Corpay Inc., one of the world's largest corporate payments providers, is teaming up with BVNK to bring stablecoin wallets and settlement services into its global payments platform. The partnership, announced this week, aims to meet the growing demand for faster, always-on cross-border payment infrastructure. Corpay's existing network already processes $12 billion in transactions annually, and the integration of stablecoins is expected to expand that capacity further.
Why stablecoins now
Cross-border payments have long been slowed by traditional banking hours and correspondent banking layers. Stablecoins — cryptocurrencies pegged to fiat currencies like the U.S. dollar — offer near-instant settlement, 24/7 availability, and lower costs. Corpay's move signals that large payment companies are no longer waiting for regulatory clarity to explore digital currency rails. Instead, they're building them into their core platforms.
What Corpay brings
Corpay, listed on the New York Stock Exchange under CPAY, serves thousands of businesses globally, from small enterprises to Fortune 500 companies. Its platform handles everything from payroll to supplier payments across 200+ countries. By adding BVNK's stablecoin infrastructure, Corpay can offer clients a way to send money in digital dollars that settle in seconds rather than days. That's a big shift for a company that moves $12 billion in transactions — a number that could grow as more clients demand instant settlement.
BVNK's role
BVNK provides the technology to issue, manage, and settle stablecoin payments. The company's wallets allow businesses to hold and transact in stablecoins directly, bypassing traditional bank intermediaries. For Corpay, that means plugging into a network that already works with multiple stablecoins and blockchain protocols. The integration will let Corpay's clients send payments in stablecoins and have their counterparties receive them in fiat — or vice versa — without the usual friction.

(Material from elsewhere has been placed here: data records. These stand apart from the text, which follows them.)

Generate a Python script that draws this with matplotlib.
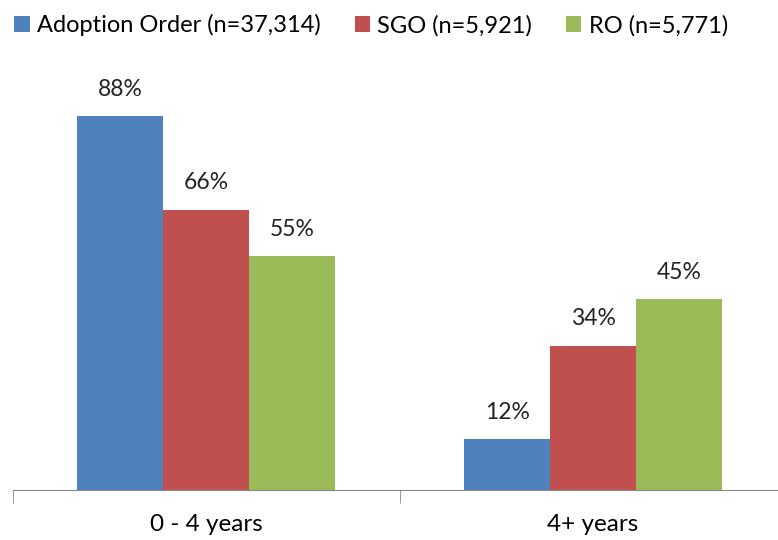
import numpy as np
import matplotlib.pyplot as plt

categories = ["0 - 4 years", "4+ years"]
series_names = ["Adoption Order (n=37,314)", "SGO (n=5,921)", "RO (n=5,771)"]
adoption = [88, 12]
sgo = [66, 34]
ro = [55, 45]

colors = ["#4F81BD", "#C0504D", "#9BBB59"]
plt.rcParams['font.family'] = ['Lato', 'DejaVu Sans']

fig = plt.figure(figsize=(7.78, 5.4), dpi=100)
ax = fig.add_axes([12.5 / 778, 50 / 540, 774 / 778, 425 / 540])

x = np.arange(len(categories))
width = 0.222
for i, (vals, name) in enumerate(zip([adoption, sgo, ro], series_names)):
    pos = x + (i - 1) * width
    bars = ax.bar(pos, vals, width, color=colors[i], label=name)
    for b, v in zip(bars, vals):
        ax.text(b.get_x() + b.get_width() / 2, v + 3.8, f"{v}%",
                ha="center", va="bottom", fontsize=16.5, color="#222222")

ax.set_xlim(-0.5, 1.5)
ax.set_ylim(0, 100)
ax.set_yticks([])
ax.set_xticks(x)
ax.set_xticklabels(categories, fontsize=17.5)
ax.set_xticks([-0.5, 0.5, 1.5], minor=True)
ax.tick_params(axis="x", which="major", length=0, pad=17)
ax.tick_params(axis="x", which="minor", length=9, color="#888888")
for s in ["top", "right", "left"]:
    ax.spines[s].set_visible(False)
ax.spines["bottom"].set_color("#888888")

leg = fig.legend(loc="upper left", bbox_to_anchor=(0.0, 1.0), ncol=3, frameon=False,
                 fontsize=17, handlelength=0.65, handleheight=0.65, handletextpad=0.3,
                 columnspacing=1.45, borderaxespad=0.2)

fig.savefig("out.png", dpi=100)
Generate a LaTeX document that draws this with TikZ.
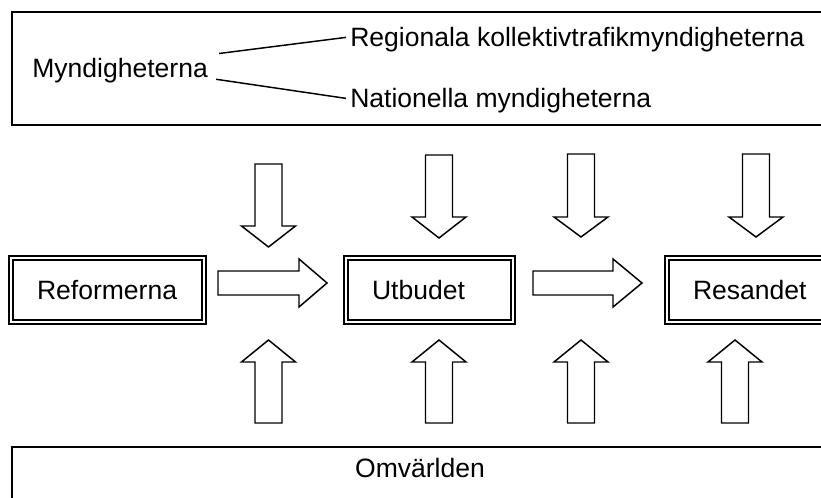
\documentclass[tikz,border=0pt]{standalone}
\usepackage{fontspec}
\setmainfont{Liberation Sans}
\usepackage{tikz}

% block arrows, coordinates in pixels
\newcommand{\pilvert}[4]{%
  \draw[block pil] (#1-13.5,#2) -- (#1-13.5,#3) -- (#1-27,#3) -- (#1,#4)
    -- (#1+27,#3) -- (#1+13.5,#3) -- (#1+13.5,#2) -- cycle;}
\newcommand{\pilhoger}[4]{%
  \draw[block pil] (#1,#4-12) -- (#2,#4-12) -- (#2,#4-24) -- (#3,#4)
    -- (#2,#4+24) -- (#2,#4+12) -- (#1,#4+12) -- cycle;}

\begin{document}
\begin{tikzpicture}[x=0.75pt,y=-0.75pt,
					font=\fontsize{19.9}{23}\selectfont,
					label node/.style={inner sep=0pt,text depth=0pt},
					main node/.style={draw,double,line width=1.5pt,double distance=1.5pt,
					  inner xsep=19.5pt,minimum height=48pt,align=left,
					  anchor=west,outer sep=0pt},
					frame/.style={draw,line width=1.5pt},
					block pil/.style={draw,line width=1.1pt,line join=miter},
					link/.style={line width=1.1pt}]

  \clip (0,0) rectangle (821,498);

  % Myndigheterna
  \draw[frame] (12,12) rectangle (840,125);
  \node[label node,anchor=base west] (mynd) at (32,78) {Myndigheterna};
  \node[label node,anchor=base west] (regional) at (350,47) {Regionala kollektivtrafikmyndigheterna};
  \node[label node,anchor=base west] (nationell) at (350,108) {Nationella myndigheterna};
  \draw[link] ([shift={(11,-5)}]mynd.north east) -- ([xshift=-3pt]regional.west);
  \draw[link] ([shift={(8,1)}]mynd.south east) -- ([xshift=-3pt]nationell.west);

  % kedjan
  \node[main node,text width=105.75pt] (reformerna) at (11,290) {Reformerna};
  \node[main node,text width=86.25pt] (utbudet) at (346,290) {Utbudet};
  \node[main node,text width=111pt] (resandet) at (667,290) {Resandet};

  \pilhoger{218}{299}{327}{283}
  \pilhoger{533}{613}{642}{283}

  \pilvert{268.5}{164}{226}{247}
  \pilvert{439}{155}{217}{238}
  \pilvert{581}{154}{217}{237}
  \pilvert{756}{154}{217}{237}

  \pilvert{268.5}{423}{362}{340}
  \pilvert{439}{423}{362}{340}
  \pilvert{581}{423}{362}{340}
  \pilvert{735}{423}{362}{340}

  % Omvärlden
  \draw[frame] (12,447) rectangle (840,530);
  \node[label node] (omv) at (420,468) {Omvärlden};
\end{tikzpicture}
\end{document}
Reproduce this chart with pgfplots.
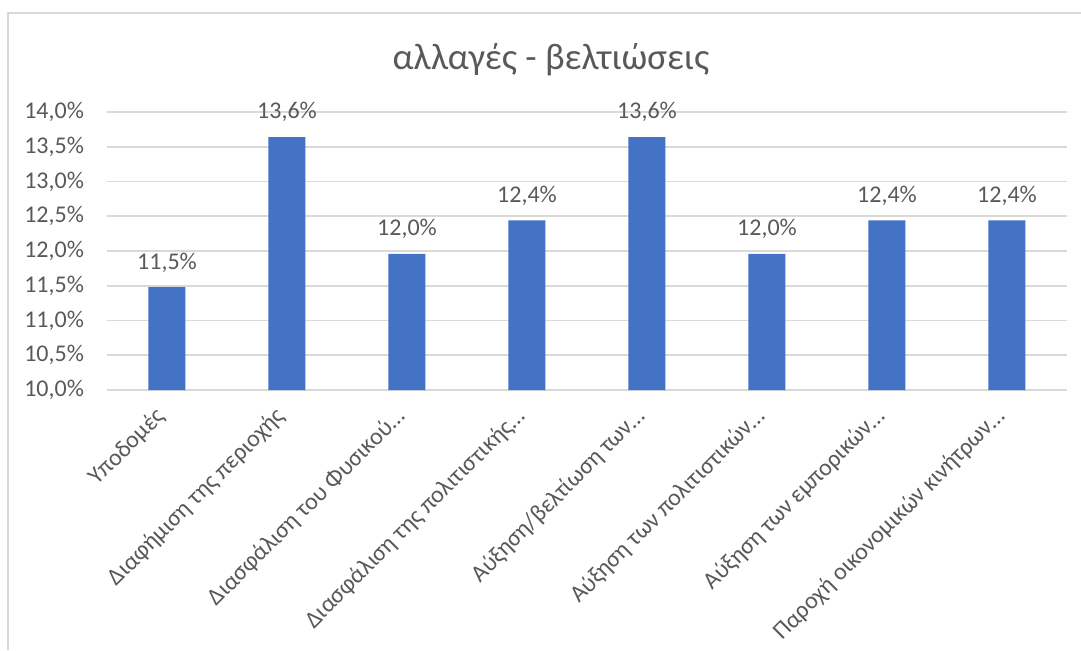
\documentclass[border=0pt]{standalone}
\usepackage{pgfplots}
\pgfplotsset{compat=1.18}
\usepackage{fontspec}
\setmainfont{Carlito}
\definecolor{barblue}{HTML}{4472C4}
\definecolor{txtgray}{HTML}{595959}
\definecolor{gridgray}{HTML}{D9D9D9}
\begin{document}
\begin{tikzpicture}
% 1 px of the reference = 0.5pt, axis lower left at px (107,390)
\useasboundingbox (-53.5pt,-130pt) rectangle (487pt,195pt);
\draw[gridgray, line width=1pt] (-49.5pt,-130pt) -- (-49.5pt,188.5pt) -- (487pt,188.5pt);
\node[txtgray, font=\fontsize{18.5}{22}\selectfont] at (222pt,165pt) {αλλαγές - βελτιώσεις};
\begin{axis}[
    at={(0,0)}, anchor=south west,
    scale only axis,
    width=480pt, height=139pt,
    xmin=-0.5, xmax=7.5,
    ymin=10, ymax=14,
    ytick={10,10.5,...,14},
    xtick={0,...,7},
    xticklabels={Υποδομές, Διαφήμιση της περιοχής, Διασφάλιση του Φυσικού…, Διασφάλιση της πολιτιστικής…, Αύξηση/βελτίωση των…, Αύξηση των πολιτιστικών…, Αύξηση των εμπορικών…, Παροχή οικονομικών κινήτρων…},
    x tick label style={xshift=-6.5pt, yshift=-6pt, rotate=45, anchor=north east, font=\fontsize{12}{14}\selectfont, text=txtgray, inner sep=1pt},
    yticklabel={\pgfmathprintnumber[fixed,fixed zerofill,precision=1,use comma]{\tick}\%},
    y tick label style={font=\fontsize{12}{14}\selectfont, text=txtgray, xshift=-8pt},
    /pgf/number format/assume math mode=true,
    major tick length=0pt,
    ymajorgrids,
    grid style={gridgray, line width=0.8pt},
    axis line style={draw=none},
    axis x line*=bottom,
    ybar, bar width=18.5pt,
    nodes near coords={\pgfmathprintnumber[fixed,fixed zerofill,precision=1,use comma]{\pgfplotspointmeta}\%},
    nodes near coords style={font=\fontsize{12}{14}\selectfont, text=txtgray, yshift=4pt},
    clip=false,
]
\addplot[fill=barblue, draw=none] coordinates {
    (0,11.48) (1,13.64) (2,11.96) (3,12.44) (4,13.64) (5,11.96) (6,12.44) (7,12.44)
};
\end{axis}
\end{tikzpicture}
\end{document}
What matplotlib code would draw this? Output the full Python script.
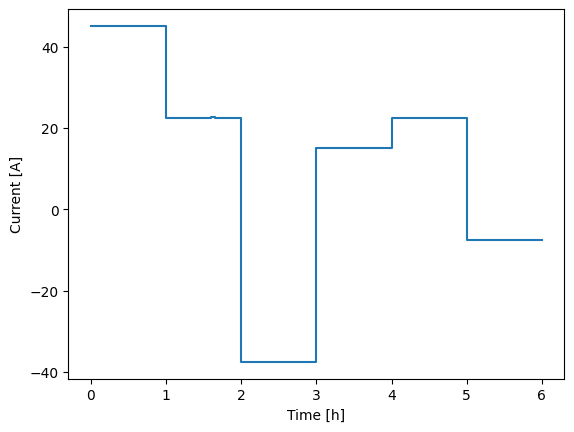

The $12 billion network effect
Corpay's existing transaction volume gives the partnership immediate scale. Every new stablecoin payment route added to the platform could be used by thousands of existing clients. That's a different dynamic from a startup building a stablecoin network from scratch. Corpay's infrastructure is already regulated and trusted by large treasuries. Adding BVNK's tech layers on top creates a hybrid system — part traditional, part crypto — that might appeal to companies hesitant to go all-in on digital currencies.
The deal also comes as regulatory frameworks for stablecoins take shape in major economies. The European Union's Markets in Crypto-Assets regulation is already in force, while the U.S. is working on its own stablecoin bill. Corpay and BVNK are betting that the demand for speed will outpace any remaining legal uncertainty.
For now, the companies haven't disclosed a timeline for when the stablecoin services will go live. But given the pace of adoption in the payments industry, it likely won't be long before Corpay's clients can send dollars in seconds rather than days.